Alice no País da Paralimpíada
O Globo, Opinião, 19/08/2016:
Alice
no País da Paralimpíada
ANDREI BASTOS
No
País das Maravilhas de Alice, os seres mais diversos interagem, de todas as
formas, sem identificar as diferenças entre eles como fatores de preconceito e
discriminação. As aventuras e desventuras dos seus personagens, por mais
fantasiosas, expressam a maneira de ser de cada um no ambiente comum do País
das Maravilhas.
Já
no mundo dos seres nada fantasiosos, as indicações são, como regra, de
impossibilidade de interação, mesmo entre iguais, geralmente dando um caráter
de excepcionalidade positiva quando processos de interação são bem-sucedidos.
Assim é a natureza humana fora do País das Maravilhas.
Talvez
possamos ter a expectativa de que o mundo em que vivemos venha a acolher os
seres humanos mais diversos, por conta das maravilhas que nos são apresentadas
pela ficção e pela tecnologia, mesmo quando diferentes do mundo de Alice.
Aliás,
se considerarmos que as histórias de ficção anteciparam muito do que hoje a
tecnologia nos apresenta como banal, podemos aceitar como premonitórias as
aventuras de seres muito diversos, provenientes dos mais profundos recônditos da
imaginação do homem, seja voando, pisando na Lua, falando diretamente com quem
está do outro lado do mundo, conhecendo e convivendo com “seres” tão diferentes,
da mesma forma que os personagens do País das Maravilhas.
Sem
dúvida, estamos muito longe de contarmos com tal acolhimento das diferenças no
mundo em que vivemos, pois falta até dinheiro para realizar a Paralimpíada 2016.

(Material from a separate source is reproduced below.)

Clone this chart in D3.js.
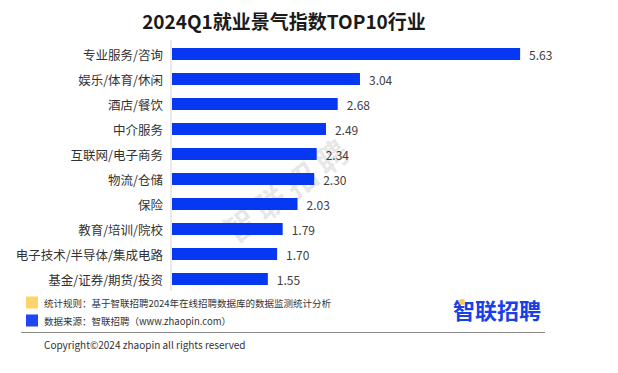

Mas alguns passos importantes já foram dados. As diferenças de gêneros começam
a ser aceitas, as mulheres firmam, cada vez mais, seu papel na sociedade,
preconceitos de cor ou raça já são considerados “antiquados”, embora ainda
falte muito.
Mas
podemos perceber que todos estão dentro de uma certa conformidade anatômica humana
dominante no inconsciente coletivo, com duas pernas, dois braços etc. e, o mais
importante, com mobilidade autônoma. Ao considerarmos os diferentes grupos
humanos, naturalmente não incluímos pessoas sem pernas, braços ou em cadeiras
de rodas.
Encarando
como natural o “esquecimento”, não o fazemos apenas por uma questão cultural,
embora a cultura seja o único caminho para introjetarmos em nossa psiquê tais
modelos diferentes de seres humanos. Esses humanos, chamados de pessoas com
deficiência, embora já tenham conquistado muita coisa em termos de direitos,
ainda se deparam com o imenso e intransponível muro da invisibilidade e estão
sempre sendo isolados em guetos. Assim é, como no exemplo mais evidente, que
trata justamente da performance do corpo humano, com a separação entre
Olimpíada e Paralimpíada.
Ora,
se temos nos Jogos diferentes modalidades esportivas e diferentes categorias
dentro de cada modalidade, por que não incluir no conjunto das competições as
práticas esportivas das pessoas com deficiência como categorias das diversas
modalidades?
Para
que essa ideia possa ser absorvida e entendida por todos os tipos de pessoas,
com e sem deficiência, e seja realizada plenamente por todos – atletas e
público –, ouso apresentar o País das Maravilhas como candidato à realização da
próxima Olimpíada, totalmente inclusiva, e com dinheiro para tudo.